Thursday was the final day of testimony in the challenge to Illinois’s ban on so-called assault weapons and large capacity magazines, and U.S. District Judge Stephen McGlynn says he’ll issue a ruling on the constitutionality of the bans within a month. But McGlynn also may have dropped a major hint about how he’ll rule in his comments from the bench.
McGlynn was born in the St. Mary’s hospital across the street from the federal courthouse, near downtown East St. Louis, where the trial took place. He pulled up a black and white photo of East Broadway, the site of a Black neighborhood that was burned down by a white mob over 100 years ago. The riots raged on for a week, and left hundreds of Black residents dead and displaced thousands more.
McGlynn asked rhetorically, if the death toll would have been different had some of the Black residents been better armed.
“What if they had, not a lot, but…some of these weapons we’re talking about? Who knows,” McGlynn said.
McGlynn described those riots in great detail, and brought up the Tulsa Race Massacre of 1921 as well.
McGlynn wonders if they tried to make a stand … poorly armed. Fleeing from mob, jumping in Mississippi, off bridges for certain death. What if they had some of these weapons? Who knows. Discusses Tulsa. Black neighborhoods, very nice. Same thing happened. Mob sets upon them.…
— Bishop On Air (@BishopOnAir) September 19, 2024
It’s an excellent point, and one that hits at the heart of the issue. The state of Illinois maintains that AR-15s and other semi-automatic firearms are “weapons of war” with no legitimate self-defense purpose, but as McGlynn pointed out, there may come a time (as we’ve seen in the past) when citizens are less concerned about a lone home invader than mob violence.
McGlynn’s questions are buttressed by the historical record. In his book Negroes and the Gun: The Black Tradition of Arms, Fordam University professor Nicholas Johnson quotes historian John Hope Franklin, who moved to Tulsa as a child in 1925, just a few years after the riots that killed hundreds and left more than a thousand homes and the Black business district in ruins.
He observed that the black community viewed the 1921 riot as a manifestation of their courage, and as a lesson about the proper response to racist aggression. Franklin recounted the conventional wisdom within the black community that “many more whites were killed during the riot than many whites were willing to admit.”
… Black folk, said Franklin, did not see the death and destruction at Tulsa as an episode of black victimization. According to Franklin, they cast it as a story of classic heroism and marshalled it to profound practical effect.

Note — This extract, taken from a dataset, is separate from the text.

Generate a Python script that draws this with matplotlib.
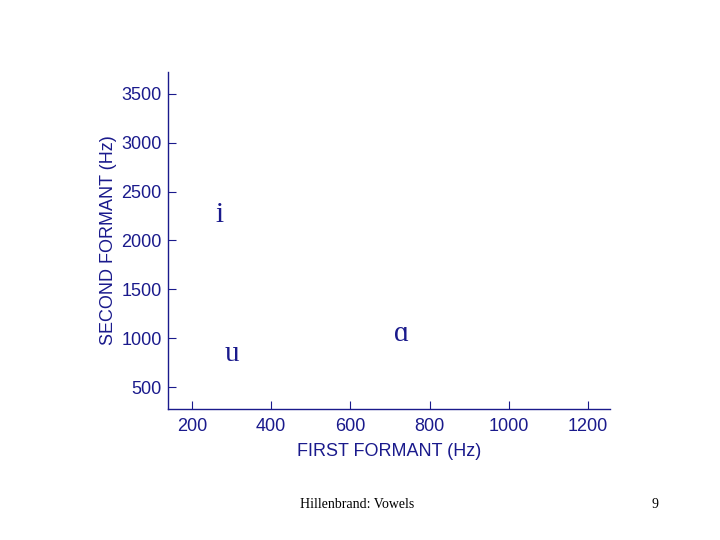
import matplotlib
matplotlib.use("Agg")
import matplotlib.pyplot as plt

vowels = ["i", "u", "\u0251"]
f1 = [270, 300, 730]
f2 = [2260, 840, 1045]
xticks = [200, 400, 600, 800, 1000, 1200]
yticks = [500, 1000, 1500, 2000, 2500, 3000, 3500]

navy = "#1a1a8c"
fig = plt.figure(figsize=(7.2, 5.4), dpi=100)
ax = fig.add_axes([0.2333, 0.2426, 0.8472 - 0.2333, 0.8667 - 0.2426])
ax.set_xlim(140, 1255)
ax.set_ylim(275, 3725)
for s in ["top", "right"]:
    ax.spines[s].set_visible(False)
for s in ["left", "bottom"]:
    ax.spines[s].set_color(navy)
    ax.spines[s].set_linewidth(1.0)
ax.set_xticks(xticks)
ax.set_yticks(yticks)
ax.tick_params(direction="in", length=6, color=navy, labelcolor=navy,
               labelsize=13)
ax.tick_params(axis="y", pad=4.5)
ax.tick_params(axis="x", pad=6.5)
for lab in ax.get_xticklabels() + ax.get_yticklabels():
    lab.set_family(["Liberation Sans", "DejaVu Sans"])
ax.set_xlabel("FIRST FORMANT (Hz)", color=navy, fontsize=13,
              family=["Liberation Sans", "DejaVu Sans"], labelpad=6)
ax.set_ylabel("SECOND FORMANT (Hz)", color=navy, fontsize=13,
              family=["Liberation Sans", "DejaVu Sans"], labelpad=3)

for v, x, y in zip(vowels, f1, f2):
    ax.text(x, y, v, ha="center", va="center", fontsize=21, color=navy,
            family=["Liberation Serif", "DejaVu Serif"])

fig.text(300 / 720, 1 - 504 / 540, "Hillenbrand: Vowels", ha="left", va="center",
         fontsize=10, family=["Liberation Serif", "DejaVu Serif"], color="black")
fig.text(655 / 720, 1 - 504 / 540, "9", ha="center", va="center",
         fontsize=10, family=["Liberation Serif", "DejaVu Serif"], color="black")

fig.savefig("out.png", dpi=100)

The self-confidence of Tulsa’s Negroes soared, their businesses prospered, their institutions flourished, and they simply had no fear of whites. After 1921, an altercation in Tulsa between a white person and a black person was not a racial incident, even if ther was a loss of life. It was just an incident. Such an attitude a great deal to do with eradicating the fear that a Negro boy growing up in Tulsa might have felt in the years following the riots.
There were many instances of individual acts of armed self-defense during the Tulsa Race Massacre. And in the aftermath of the East St. Louis riots that McGlynn detailed, activist Ferdinand Barnett (the husband of Ida B. Wells, who famously urged Blacks in the 1890s to purchase and possess Winchester repeating rifles, which were the “assault weapons” of the time) told a mass meeting of Black residents, “Get guns and put them in your homes. Protect yourselves. Let no black man permit a policeman to come in and ‘get those guns'”. Wells herself told the crowd that “Negroes everywhere [should] stand their ground and sell their lives as dearly as possible when attacked.”
The guns and magazines banned by the state of Illinois are commonly owned for a variety of lawful purposes, including self-defense. And McGlynn seems to get that the simple ownership of these firearms may actually prevent or forestall acts of violence against a community as well as individuals. Even if that isn’t always the case, a well-armed community is more likely to be able to successfully defend itself against an angry mob, and to impart such damage on their attackers that they mitigate the threat of future mob violence.
McGlynn has demonstrated throughout the litigation that he’s well-versed in gun ownership and how firearms function, and given that he previously granted an injunction against PICA’s gun and magazine ban I’ve assumed all along that he was at least leaning towards the plaintiffs’ arguments. Based on his comments on Thursday, the judge appears to not only have a good command of the technical arguments presented by both sides but understands at a gut level the importance of armed self-defense when law and order break down… or even worse, when the law turns a blind eye to the unchecked rage of the mob.
With McGlynn set to rule within a month, the Supreme Court should have the opportunity to examine his decision while they decide whether to grant cert to a challenge to Maryland’s ban on so-called assault weapons. I’m fairly confident that McGlynn is going to decide in favor of the plaintiffs, and his opinion will hopefully give SCOTUS another compelling reason to review Maryland’s gun ban and strike it down as a violation of the Second Amendment.